Which is where the album's second half comes in. Relatively neglected in the critical ink-slinging upon the album's original release, songs like "I Stand Corrected" and "Bryn" blow the assorted singles out of water from a lyrical perspective. Dealing in real, human emotions instead of winking irony, these later songs utilize the band's minimal, clean sound to create lean, well-crafted nuggets of relatable guitar pop. Producer/multi-instrumentalist Rostam Batmanglij seems to have an innate ability to keep things perfectly restrained, allowing squiggles of keyboard or quick snare hits to add flavor without taking up much space. The scattered cello throughout the album is unexpected and often quite pleasing. Not sure I can say the same about the harpsichord on "M79," but even that doesn't dominate too badly. "One (Blake's Got A New Face)" even works in the fantastic lyrical barb "oh, your collegiate grief has left you dowdy in sweatshirts, absolute horror!" It's this moments that reveal what Vampire Weekend is truly capable of as a band. They just happen to also be the moments that aren't as popular.

Vampire Weekend have proven themselves to be deeply polarizing. The manic flood of acclaim thrown at their debut album elicited an equal (if not greater) backlash, which I myself was part of at one point in time.
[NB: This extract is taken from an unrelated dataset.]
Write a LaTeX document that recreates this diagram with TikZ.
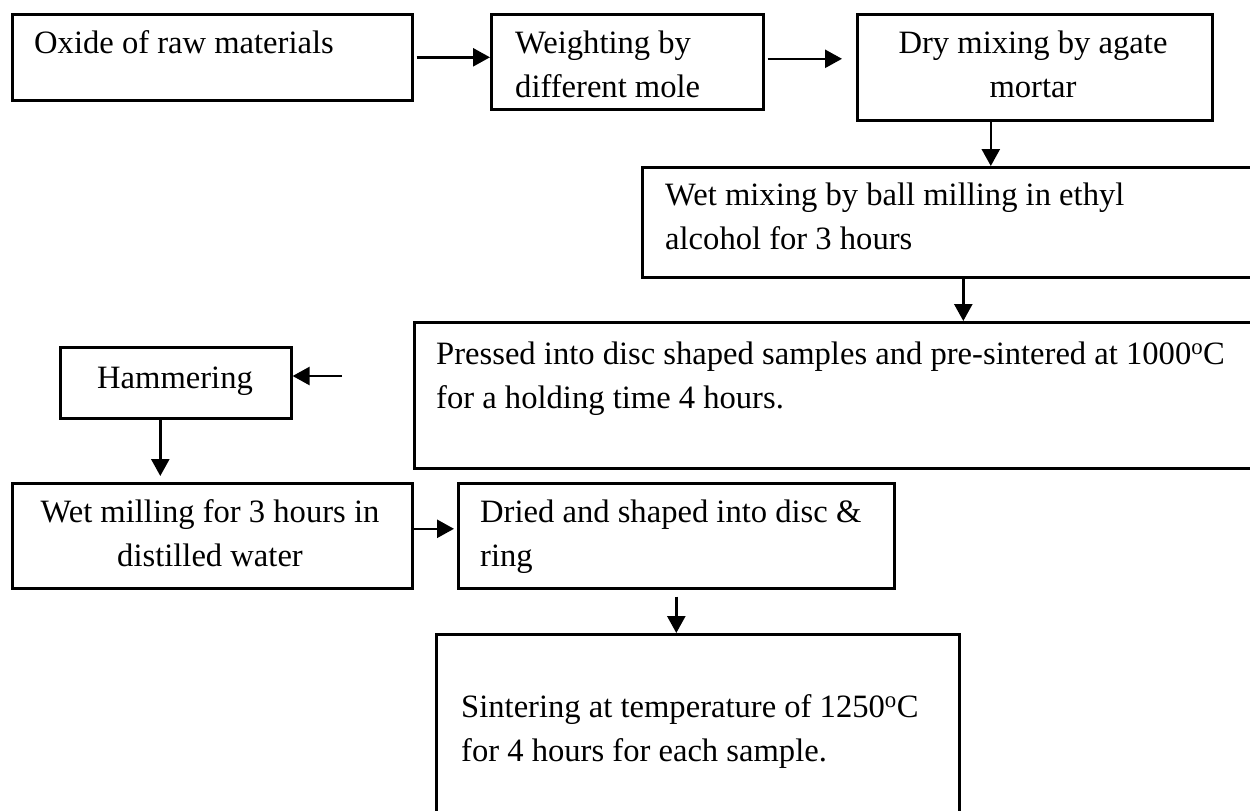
\documentclass[tikz,border=0pt]{standalone}
\usepackage{fontspec}
\setmainfont{Liberation Serif}
\usetikzlibrary{arrows.meta}

\begin{document}
\begin{tikzpicture}[x=1pt,y=-1pt,
    procbox/.style={draw,line width=2.6pt,rectangle,inner sep=0pt,anchor=north west},
    steptext/.style={inner sep=0pt,font=\fontsize{32.6}{44}\selectfont},
    flow/.style={line width=2.6pt,-{Triangle[length=17pt,width=18pt]}}]

      \clip (0,0) rectangle (1250,811);

      % draw the boxes
      \node[procbox,minimum width=400pt,minimum height=86pt]  (oxide)   at (11,13)  {};
      \node[procbox,minimum width=272pt,minimum height=95pt]  (weigh)   at (490,13) {};
      \node[procbox,minimum width=355pt,minimum height=106pt] (dry)     at (856,13) {};
      \node[procbox,minimum width=630pt,minimum height=110pt] (wetmix)  at (641,166) {};
      \node[procbox,minimum width=860pt,minimum height=146pt] (press)   at (413,321) {};
      \node[procbox,minimum width=231pt,minimum height=71pt]  (hammer)  at (59,346) {};
      \node[procbox,minimum width=400pt,minimum height=105pt] (wetmill) at (11,482) {};
      \node[procbox,minimum width=436pt,minimum height=105pt] (dried)   at (457,482) {};
      \node[procbox,minimum width=523pt,minimum height=200pt] (sinter)  at (435,633) {};

      % the texts (base = baseline of the last line)
      \node[steptext,anchor=base west] (oxideTxt) at (34,53) {Oxide of raw materials};
      \node[steptext,anchor=base west,align=left] (weighTxt) at (515,97) {Weighting by\\different mole};
      \node[steptext,anchor=base,align=center] (dryTxt) at (1033,97) {Dry mixing by agate\\mortar};
      \node[steptext,anchor=base west,align=left] (wetmixTxt) at (665,249) {Wet mixing by ball milling in ethyl\\alcohol for 3 hours};
      \node[steptext,anchor=base west,align=left] (pressTxt) at (436,408) {Pressed into disc shaped samples and pre-sintered at 1000\textsuperscript{o}C\\for a holding time 4 hours.};
      \node[steptext,anchor=base] (hammerTxt) at (175,388) {Hammering};
      \node[steptext,anchor=base,align=center] (wetmillTxt) at (210,566) {Wet milling for 3 hours in\\distilled water};
      \node[steptext,anchor=base west,align=left] (driedTxt) at (480,566) {Dried and shaped into disc \&\\ring};
      \node[steptext,anchor=base west,align=left] (sinterTxt) at (461,761) {Sintering at temperature of 1250\textsuperscript{o}C\\for 4 hours for each sample.};

      % draw the arrows
      \draw[flow,shorten <=3pt] (oxide.east) -- (oxide.east -| weigh.west);
      \coordinate (w2d) at ([xshift=3pt,yshift=3pt]weigh.east);
      \draw[flow,shorten >=14pt] (w2d) -- (w2d -| dry.west);
      \coordinate (d2w) at ([xshift=-44pt]dry.south);
      \draw[flow] (d2w) -- (d2w |- wetmix.north);
      \coordinate (m2p) at ([xshift=6pt]wetmix.south);
      \draw[flow] (m2p) -- (m2p |- press.north);
      \coordinate (hamIn) at (342,376);
      \draw[flow] (hamIn) -- (hamIn -| hammer.east);
      \coordinate (h2w) at ([xshift=-15.5pt]hammer.south);
      \draw[flow,shorten >=6pt] (h2w) -- (h2w |- wetmill.north);
      \coordinate (w2dr) at ([yshift=7pt]wetmill.east);
      \draw[flow,shorten >=3pt] (w2dr) -- (w2dr -| dried.west);
      \draw[flow,shorten <=7pt] (dried.south) -- (dried.south |- sinter.north);

\end{tikzpicture}
\end{document}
The band's sophomore album, Contra, released just this January, ended up silencing some of those haters, but not through even more ironic hipster-baiting. Contra has succeeded because it's ratio of honesty-to-snark was much higher than Vampire Weekend's. Of course, there are still plenty of fans out there who want more songs that sarcastically reference crunk hits, but you'll notice that they aren't complaining about Contra either. At the end of the day, it's important to remember that Vampire Weekend are a very young band. They play music appropriate for youth and summer and fun, reflecting their own experience as people who enjoy all three of those things. Vampire Weekend isn't the mature, indie-rock masterpiece critics tried to will it into being once upon a time, but that doesn't mean it's beyond merit.